1 – Jones, Seth – D – Portland – WHL
2 – Nichushkin, Valery – F – Chelyabinsk Chelmet – RusS
3 – MacKinnon, Nathan – C – Halifax – QMJHL
4 – Drouin, Jonathan – F – Halifax – QMJHL
5 – Nurse, Darnell – D – S.S. Marie – OHL
6 – Barkov, Aleksander – F – Tappara – FinE (+1)
7 – Zadorov, Nikita – D – London – OHL (-1)
8 – Lindholm, Elias – C – Brynas – SweE (+1)
9 – Monahan, Sean – C – Ottawa – OHL (-1)
10 – Ristolainen, Rasmus – D – TPS Turku – FinE
11 – Lazar, Curtis – C – Edmonton – WHL
12 – Pulock, Ryan – D – Brandon – WHL
13 – Shinkaruk, Hunter – F – Medicine Hat – WHL
14 – Dickinson, Jason – F – Guelph – OHL
15 –Valentin Zykov – RW – Baie-Comeau – QMJHL
16 – Rychel, Kerby – F – Windsor – OHL (+4)
17 – Burakowsky, Andre – F – Malmo – SweAl (-1)
18 –Alexander Wennberg – C – Djurgarden – SweJr (NR)
19 – Morrissey, JT – D – Prince Albert – WHL (-2)
2o – Gauthier, Frederik – C – Rimouski – QMJHL (+1)

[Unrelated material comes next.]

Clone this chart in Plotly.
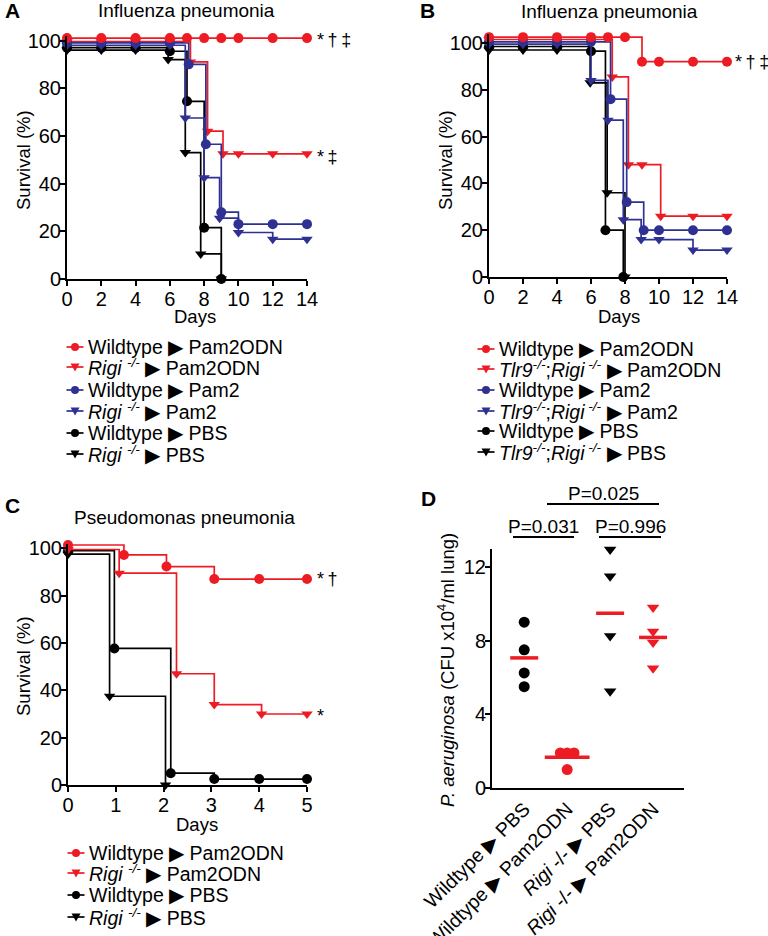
import plotly.graph_objects as go
import numpy as np

W, H = 768, 936
def px(x): return x / W
def py(y): return 1 - y / H

RED = "#ED1C24"
BLUE = "#2E3192"
BLACK = "#000000"
FONT = "Liberation Sans, Arial, sans-serif"

# ---------------- Panel A : Influenza pneumonia ----------------
a_wt_p2o_days = [0, 2, 4, 6, 7, 8, 9, 10, 12, 14]
a_wt_p2o_surv = [101, 101, 101, 101, 101, 101, 101, 101, 101, 101]
a_ko_p2o_days = [0, 2, 4, 6, 7.2, 8.2, 9.1, 10, 12, 14]
a_ko_p2o_surv = [99.5, 99.5, 99.5, 99.5, 91, 62, 52.5, 52.5, 52.5, 52.5]
a_wt_p2_days = [0, 2, 4, 6, 7.1, 8.1, 9, 10, 12, 14]
a_wt_p2_surv = [99, 99, 99, 99, 90, 56.5, 28, 23, 23, 23]
a_ko_p2_days = [0, 2, 4, 6, 6.9, 8, 8.9, 10, 12, 14]
a_ko_p2_surv = [98, 98, 98, 98, 67.5, 42.5, 25.5, 19.5, 16.7, 16.7]
a_wt_pbs_days = [0, 2, 4, 6, 7, 8, 9]
a_wt_pbs_surv = [97, 97, 97, 95.5, 74.5, 21.5, 0]
a_ko_pbs_days = [0, 2, 4, 5.9, 6.9, 7.8, 9]
a_ko_pbs_surv = [96, 96, 96, 92, 53, 10.5, 0]

# ---------------- Panel B : Influenza pneumonia ----------------
b_wt_p2o_days = [0, 2, 4, 6, 7, 8, 9, 10, 12, 14]
b_wt_p2o_surv = [102.5, 102.5, 102.5, 102.5, 102.5, 102.5, 92, 92, 92, 92]
b_ko_p2o_days = [0, 2, 4, 6, 7.25, 8.2, 9, 10.1, 12, 14]
b_ko_p2o_surv = [101.5, 101.5, 101.5, 101.5, 85.5, 48, 48, 26, 26, 26]
b_wt_p2_days = [0, 2, 4, 6, 7.15, 8.1, 9.1, 10, 12, 14]
b_wt_p2_surv = [100.5, 100.5, 100.5, 100.5, 76, 32, 20, 20, 20, 20]
b_ko_p2_days = [0, 2, 4, 6, 7, 7.9, 8.95, 10, 12, 14]
b_ko_p2_surv = [99.5, 99.5, 99.5, 84, 67, 24.5, 16, 16, 11.5, 11.5]
b_wt_pbs_days = [0, 2, 4, 6, 6.85, 7.9]
b_wt_pbs_surv = [98.5, 98.5, 98.5, 96.5, 20, 0]
b_ko_pbs_days = [0, 2, 4, 5.95, 6.95, 8.0]
b_ko_pbs_surv = [97, 97, 97, 83, 36, 0]

# ---------------- Panel C : Pseudomonas pneumonia ----------------
c_wt_p2o_days = [0, 1.17, 2.06, 3.06, 4, 5]
c_wt_p2o_surv = [101.4, 97.2, 92.3, 87, 87, 87]
c_ko_p2o_days = [0, 1.07, 2.27, 3.06, 4.05, 5]
c_ko_p2o_surv = [99.5, 89.5, 47, 34, 30, 30]
c_wt_pbs_days = [0, 0.97, 2.15, 3.06, 4, 5]
c_wt_pbs_surv = [99, 57.7, 5, 2.5, 2.5, 2.5]
c_ko_pbs_days = [0, 0.87, 2.04]
c_ko_pbs_surv = [97.5, 37.5, 0]

# ---------------- Panel D : bacterial burden ----------------
d_groups = ["Wildtype ▶ PBS", "Wildtype ▶ Pam2ODN",
            "<i>Rigi</i> -/- ▶ PBS", "<i>Rigi</i> -/- ▶ Pam2ODN"]
d_wt_pbs = [9.0, 7.5, 6.25, 5.5]
d_wt_p2o = [1.9, 1.9, 1.9, 1.0]
d_ko_pbs = [12.95, 11.5, 8.25, 5.25]
d_ko_p2o = [9.8, 8.5, 7.9, 6.5]
d_pvals = ["P=0.031", "P=0.996", "P=0.025"]

fig = go.Figure()

def km(x, y, color, symbol, xa, ya):
    fig.add_trace(go.Scatter(
        x=x, y=y, mode="lines+markers",
        line=dict(shape="hv", color=color, width=1.7),
        marker=dict(symbol=symbol, size=10, color=color),
        cliponaxis=False, xaxis=xa, yaxis=ya,
        showlegend=False, hoverinfo="skip"))

# A
km(a_ko_pbs_days, a_ko_pbs_surv, BLACK, "triangle-down", "x", "y")
km(a_wt_pbs_days, a_wt_pbs_surv, BLACK, "circle", "x", "y")
km(a_ko_p2o_days, a_ko_p2o_surv, RED, "triangle-down", "x", "y")
km(a_ko_p2_days, a_ko_p2_surv, BLUE, "triangle-down", "x", "y")
km(a_wt_p2_days, a_wt_p2_surv, BLUE, "circle", "x", "y")
km(a_wt_p2o_days, a_wt_p2o_surv, RED, "circle", "x", "y")
# B
km(b_ko_pbs_days, b_ko_pbs_surv, BLACK, "triangle-down", "x2", "y2")
km(b_wt_pbs_days, b_wt_pbs_surv, BLACK, "circle", "x2", "y2")
km(b_ko_p2o_days, b_ko_p2o_surv, RED, "triangle-down", "x2", "y2")
km(b_ko_p2_days, b_ko_p2_surv, BLUE, "triangle-down", "x2", "y2")
km(b_wt_p2_days, b_wt_p2_surv, BLUE, "circle", "x2", "y2")
km(b_wt_p2o_days, b_wt_p2o_surv, RED, "circle", "x2", "y2")
# C
km(c_ko_pbs_days, c_ko_pbs_surv, BLACK, "triangle-down", "x3", "y3")
km(c_wt_pbs_days, c_wt_pbs_surv, BLACK, "circle", "x3", "y3")
km(c_ko_p2o_days, c_ko_p2o_surv, RED, "triangle-down", "x3", "y3")
km(c_wt_p2o_days, c_wt_p2o_surv, RED, "circle", "x3", "y3")

# D scatter
d_sets = [(d_wt_pbs, BLACK, "circle", [0, 0, 0, 0]),
          (d_wt_p2o, RED, "circle", [-0.16, 0, 0.16, 0]),
          (d_ko_pbs, BLACK, "triangle-down", [0, 0, 0, 0]),
          (d_ko_p2o, RED, "triangle-down", [0, 0, 0, 0])]
for gi, (vals, col, sym, jit) in enumerate(d_sets):
    fig.add_trace(go.Scatter(
        x=[gi + j for j in jit], y=vals, mode="markers",
        marker=dict(symbol=sym, size=11, color=col),
        cliponaxis=False, xaxis="x4", yaxis="y4",
        showlegend=False, hoverinfo="skip"))
d_means = [float(np.mean(v[0])) for v in d_sets]
fig.add_trace(go.Scatter(
    x=list(range(4)), y=d_means, mode="markers",
    marker=dict(symbol="line-ew", size=[20, 32, 20, 20], color=RED, opacity=1,
                line=dict(color=RED, width=3.5)),
    cliponaxis=False, xaxis="x4", yaxis="y4",
    showlegend=False, hoverinfo="skip"))

axis_common = dict(showline=True, linecolor="black", linewidth=2,
                   ticks="outside", ticklen=5, tickwidth=2, tickcolor="black",
                   showgrid=False, zeroline=False, automargin=False,
                   tickfont=dict(family=FONT, size=20, color="black"))
yextra = dict(ticklabelstandoff=-5)
xextra = dict(ticklabelstandoff=-4)

fig.update_layout(
    width=W, height=H, margin=dict(l=0, r=0, t=0, b=0),
    paper_bgcolor="white", plot_bgcolor="white",
    font=dict(family=FONT, size=18, color="black"),
    xaxis=dict(axis_common, **xextra, domain=[px(67), px(307)], range=[0, 14],
               tickvals=[0, 2, 4, 6, 8, 10, 12, 14], anchor="y"),
    yaxis=dict(axis_common, **yextra, domain=[py(279), py(279 - 102 * 2.385)], range=[0, 102],
               tickvals=[0, 20, 40, 60, 80, 100], anchor="x"),
    xaxis2=dict(axis_common, **xextra, domain=[px(489), px(727)], range=[0, 14],
                tickvals=[0, 2, 4, 6, 8, 10, 12, 14], anchor="y2"),
    yaxis2=dict(axis_common, **yextra, domain=[py(277), py(277 - 104 * 2.34)], range=[0, 104],
                tickvals=[0, 20, 40, 60, 80, 100], anchor="x2"),
    xaxis3=dict(axis_common, **xextra, domain=[px(68), px(307)], range=[0, 5],
                tickvals=[0, 1, 2, 3, 4, 5], anchor="y3"),
    yaxis3=dict(axis_common, **yextra, domain=[py(785), py(785 - 102 * 2.367)], range=[0, 102],
                tickvals=[0, 20, 40, 60, 80, 100], anchor="x3"),
    xaxis4=dict(axis_common, domain=[px(492), px(684)], range=[-0.75, 3.72],
                tickvals=[0, 1, 2, 3], ticktext=d_groups, tickangle=-45, ticks="",
                anchor="y4"),
    yaxis4=dict(axis_common, **yextra, domain=[py(788), py(788 - 13 * 18.42)], range=[0, 13],
                tickvals=[0, 4, 8, 12], anchor="x4"),
)
fig.layout.xaxis4.tickfont.size = 19.5

annotations = []
shapes = []

def text(x, y, t, size=18, xanchor="center", yanchor="middle", angle=0, bold=False):
    annotations.append(dict(
        x=px(x), y=py(y), xref="paper", yref="paper", text=(f"<b>{t}</b>" if bold else t),
        showarrow=False, xanchor=xanchor, yanchor=yanchor, textangle=angle,
        font=dict(family=FONT, size=size, color="black")))

# Panel letters & titles
text(12, 11, "A", size=21, bold=True)
text(427, 11, "B", size=21, bold=True)
text(12, 505, "C", size=21, bold=True)
text(428, 498, "D", size=21, bold=True)
text(186, 11, "Influenza pneumonia", size=19)
text(609, 12, "Influenza pneumonia", size=19)
text(184, 517, "Pseudomonas pneumonia", size=19)

# Axis titles
text(23, 160, "Survival (%)", size=18.5, angle=-90)
text(445, 160, "Survival (%)", size=18.5, angle=-90)
text(23, 666, "Survival (%)", size=18.5, angle=-90)
text(195, 316, "Days", size=18.5)
text(619, 316, "Days", size=18.5)
text(197, 824, "Days", size=18.5)
text(446, 670, "<i>P. aeruginosa</i> (CFU x10<sup>4</sup>/ml lung)", size=18.5, angle=-90)

# Significance marks
ts = "\u2009"
text(315, 40, f"*{ts}†{ts}‡", xanchor="left")
text(315, 157, f"*{ts}‡", xanchor="left")
text(733, 62, f"*{ts}†{ts}‡", xanchor="left")
text(315, 579, f"*{ts}†", xanchor="left")
text(315, 716, "*", xanchor="left")

# D p-value brackets
def bracket(x0, x1, y, label):
    shapes.append(dict(type="line", xref="paper", yref="paper",
                       x0=px(x0), x1=px(x1), y0=py(y), y1=py(y),
                       line=dict(color="black", width=2)))
    text((x0 + x1) / 2, y - 11, label, size=19)
bracket(513, 574, 537, d_pvals[0])
bracket(599, 661, 537, d_pvals[1])
bracket(547, 659, 504, d_pvals[2])

# Manual legends
def legend_entry(xc, yc, color, symbol, label, tx):
    shapes.append(dict(type="line", xref="paper", yref="paper",
                       x0=px(xc - 8.5), x1=px(xc + 8.5), y0=py(yc), y1=py(yc),
                       line=dict(color=color, width=1.7)))
    if symbol == "circle":
        r = 4
        shapes.append(dict(type="circle", xref="paper", yref="paper",
                           x0=px(xc - r), x1=px(xc + r), y0=py(yc + r), y1=py(yc - r),
                           fillcolor=color, line=dict(color=color, width=0)))
    else:
        p = (f"M {px(xc - 4.5)},{py(yc - 3.5)} L {px(xc + 4.5)},{py(yc - 3.5)} "
             f"L {px(xc)},{py(yc + 4.5)} Z")
        shapes.append(dict(type="path", xref="paper", yref="paper", path=p,
                           fillcolor=color, line=dict(color=color, width=0)))
    text(tx, yc, label, size=19.5, xanchor="left")

rigi = "<i>Rigi</i> <sup><i>-/-</i></sup>"
tlr = "<i>Tlr9</i><sup><i>-/-</i></sup>;<i>Rigi</i><sup><i> -/-</i></sup>"
leg_a = [(RED, "circle", "Wildtype ▶ Pam2ODN"),
         (RED, "tri", rigi + " ▶ Pam2ODN"),
         (BLUE, "circle", "Wildtype ▶ Pam2"),
         (BLUE, "tri", rigi + " ▶ Pam2"),
         (BLACK, "circle", "Wildtype ▶ PBS"),
         (BLACK, "tri", rigi + " ▶ PBS")]
leg_b = [(RED, "circle", "Wildtype ▶ Pam2ODN"),
         (RED, "tri", tlr + " ▶ Pam2ODN"),
         (BLUE, "circle", "Wildtype ▶ Pam2"),
         (BLUE, "tri", tlr + " ▶ Pam2"),
         (BLACK, "circle", "Wildtype ▶ PBS"),
         (BLACK, "tri", tlr + " ▶ PBS")]
leg_c = [(RED, "circle", "Wildtype ▶ Pam2ODN"),
         (RED, "tri", rigi + " ▶ Pam2ODN"),
         (BLACK, "circle", "Wildtype ▶ PBS"),
         (BLACK, "tri", rigi + " ▶ PBS")]
for (c, s, l), yy in zip(leg_a, [347, 367, 390, 411, 433, 454]):
    legend_entry(75, yy, c, s, l, 86)
for (c, s, l), yy in zip(leg_b, [349, 369, 390, 411, 431, 452]):
    legend_entry(486, yy, c, s, l, 497)
for (c, s, l), yy in zip(leg_c, [853, 873, 895, 917]):
    legend_entry(76, yy, c, s, l, 87)

fig.update_layout(annotations=annotations, shapes=shapes)
fig.write_html("out.html", config={"displayModeBar": False},
               post_script="document.body.style.margin='0';document.body.style.padding='0';")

21 – J. T. Compher – C – USA Under-18 – NTDP (+4)
22 – Santini, Steve – D – USA U18 – NTDP (-2)
23 – Hagg, Robert – D – Modo – SweJE (-1)
24 –Bo Horvat – C – London – OHL (NR) (-1)
25 – Madison Bowey – D – Kelowna – WHL (-1)
26 – Ryan Hartman – RW – OHL (NR)
27 – Anthony Mantha – LW – QMJHL (NR)
28 –Max Domi – C – London – OHL
29 – Nic Petan – C – Portland – WHL
30 – Ian McCoshen – D – USHL (NR)

Falling out of the top thirty were Adam Erne (26), Artturi Lehkonen (27), and Keaton Thompson (30).